Saved entries
--- Start ---

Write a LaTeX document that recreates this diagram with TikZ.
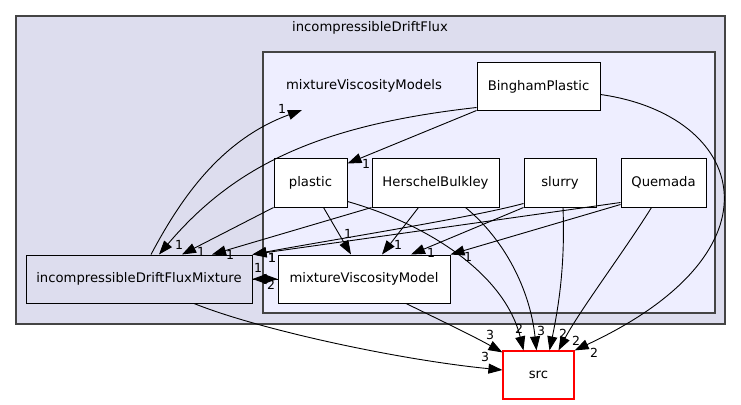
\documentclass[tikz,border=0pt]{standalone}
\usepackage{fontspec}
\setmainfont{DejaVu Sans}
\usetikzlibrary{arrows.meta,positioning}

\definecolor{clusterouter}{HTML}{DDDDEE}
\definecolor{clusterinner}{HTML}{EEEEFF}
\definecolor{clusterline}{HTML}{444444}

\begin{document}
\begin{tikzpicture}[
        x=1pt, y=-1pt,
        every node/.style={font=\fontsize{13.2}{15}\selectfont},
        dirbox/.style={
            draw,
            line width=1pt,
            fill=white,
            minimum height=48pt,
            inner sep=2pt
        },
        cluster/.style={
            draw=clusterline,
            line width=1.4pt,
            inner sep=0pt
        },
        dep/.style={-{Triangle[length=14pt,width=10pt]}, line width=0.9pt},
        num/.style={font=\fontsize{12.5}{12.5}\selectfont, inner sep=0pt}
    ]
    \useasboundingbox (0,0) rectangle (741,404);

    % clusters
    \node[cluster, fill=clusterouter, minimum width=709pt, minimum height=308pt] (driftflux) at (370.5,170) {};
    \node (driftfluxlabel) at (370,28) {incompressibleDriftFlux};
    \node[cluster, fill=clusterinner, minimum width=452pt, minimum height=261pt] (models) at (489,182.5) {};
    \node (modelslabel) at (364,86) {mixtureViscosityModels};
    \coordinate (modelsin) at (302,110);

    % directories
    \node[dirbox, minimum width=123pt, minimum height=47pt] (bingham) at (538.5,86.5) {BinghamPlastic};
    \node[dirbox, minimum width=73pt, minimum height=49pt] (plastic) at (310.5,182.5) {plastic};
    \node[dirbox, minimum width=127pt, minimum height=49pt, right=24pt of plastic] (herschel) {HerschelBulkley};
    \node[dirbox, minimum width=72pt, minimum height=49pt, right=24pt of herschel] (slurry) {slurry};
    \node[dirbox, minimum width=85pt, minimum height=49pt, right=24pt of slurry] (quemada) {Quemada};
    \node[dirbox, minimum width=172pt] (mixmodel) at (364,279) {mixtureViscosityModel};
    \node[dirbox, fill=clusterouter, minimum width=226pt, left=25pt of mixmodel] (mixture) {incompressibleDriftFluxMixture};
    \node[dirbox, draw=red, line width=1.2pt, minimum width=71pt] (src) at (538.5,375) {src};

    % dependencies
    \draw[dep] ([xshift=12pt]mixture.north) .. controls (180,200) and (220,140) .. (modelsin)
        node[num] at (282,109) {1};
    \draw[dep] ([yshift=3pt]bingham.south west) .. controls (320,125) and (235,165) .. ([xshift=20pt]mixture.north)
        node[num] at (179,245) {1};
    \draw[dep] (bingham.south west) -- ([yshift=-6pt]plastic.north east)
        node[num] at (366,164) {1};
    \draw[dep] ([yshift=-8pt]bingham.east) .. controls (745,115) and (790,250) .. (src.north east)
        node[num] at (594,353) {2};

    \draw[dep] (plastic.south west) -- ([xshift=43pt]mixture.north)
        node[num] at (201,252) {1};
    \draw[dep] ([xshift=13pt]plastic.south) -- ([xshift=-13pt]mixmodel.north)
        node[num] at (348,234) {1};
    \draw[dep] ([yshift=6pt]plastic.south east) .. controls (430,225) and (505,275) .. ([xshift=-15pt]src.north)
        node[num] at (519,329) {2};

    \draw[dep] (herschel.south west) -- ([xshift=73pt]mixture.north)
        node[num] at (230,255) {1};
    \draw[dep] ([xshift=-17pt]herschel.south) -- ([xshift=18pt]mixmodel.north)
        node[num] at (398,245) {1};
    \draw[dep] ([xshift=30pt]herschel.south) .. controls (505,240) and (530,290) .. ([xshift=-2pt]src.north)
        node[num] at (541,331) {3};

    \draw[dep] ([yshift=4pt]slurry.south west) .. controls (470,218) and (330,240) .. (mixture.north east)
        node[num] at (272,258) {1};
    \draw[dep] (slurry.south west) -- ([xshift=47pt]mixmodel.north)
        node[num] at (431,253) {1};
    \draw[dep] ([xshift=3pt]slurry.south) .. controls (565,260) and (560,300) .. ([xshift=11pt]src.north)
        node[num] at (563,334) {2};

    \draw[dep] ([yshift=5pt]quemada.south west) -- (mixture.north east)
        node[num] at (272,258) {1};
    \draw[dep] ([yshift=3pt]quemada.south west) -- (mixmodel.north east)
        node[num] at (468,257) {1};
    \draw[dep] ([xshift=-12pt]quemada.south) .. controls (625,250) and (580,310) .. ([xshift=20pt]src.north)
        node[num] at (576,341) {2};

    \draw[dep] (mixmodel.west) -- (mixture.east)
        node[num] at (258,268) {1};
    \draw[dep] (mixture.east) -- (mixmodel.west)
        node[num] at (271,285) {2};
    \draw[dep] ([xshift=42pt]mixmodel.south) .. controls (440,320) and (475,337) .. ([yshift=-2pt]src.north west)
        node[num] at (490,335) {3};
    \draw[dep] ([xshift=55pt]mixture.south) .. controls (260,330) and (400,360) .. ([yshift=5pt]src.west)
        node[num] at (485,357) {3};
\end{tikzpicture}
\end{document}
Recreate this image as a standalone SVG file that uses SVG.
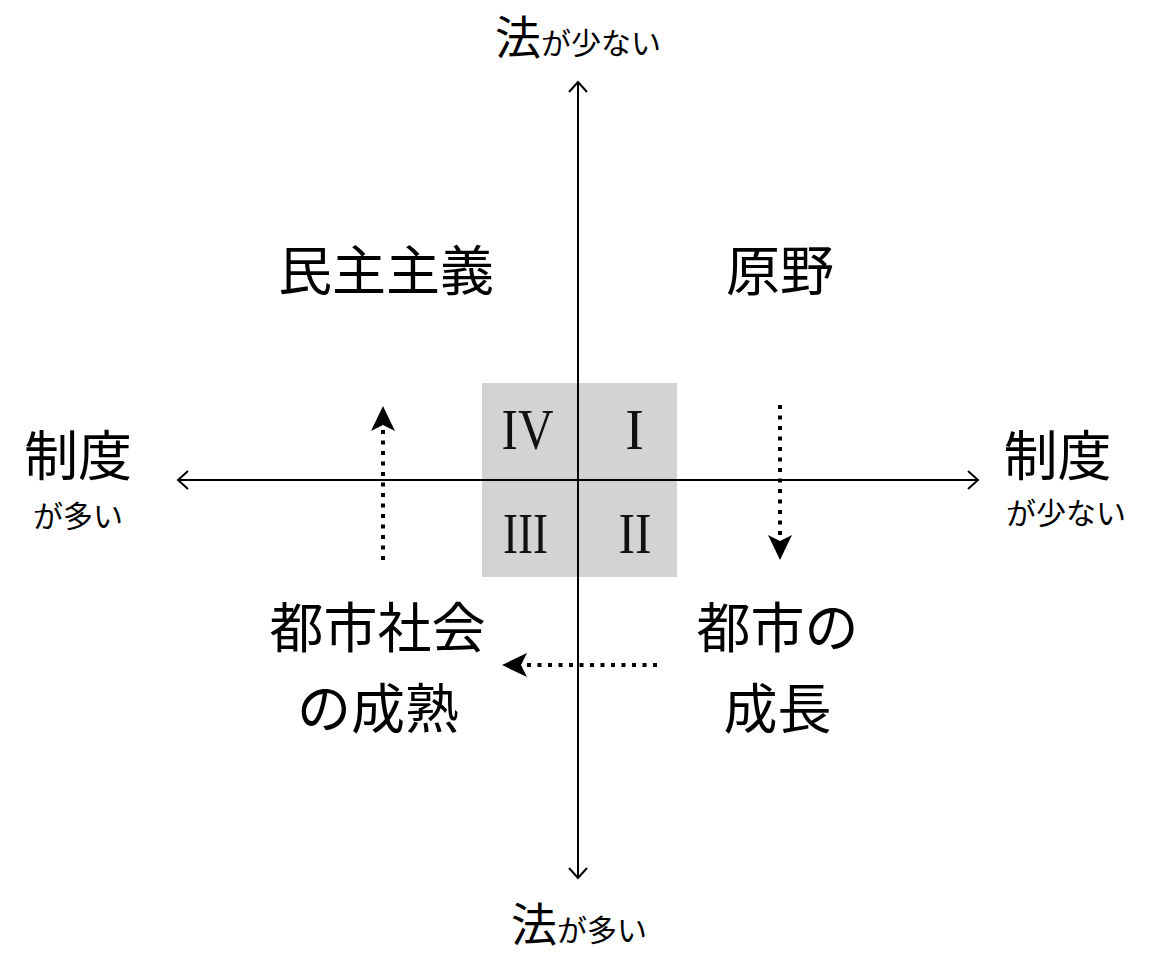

--- End ---

__Set problem__
Pick out, from the lines above, every one that contains the string "standalone".

__Reply__
\documentclass[tikz,border=0pt]{standalone}
Recreate this image as a standalone SVG file that uses SVG.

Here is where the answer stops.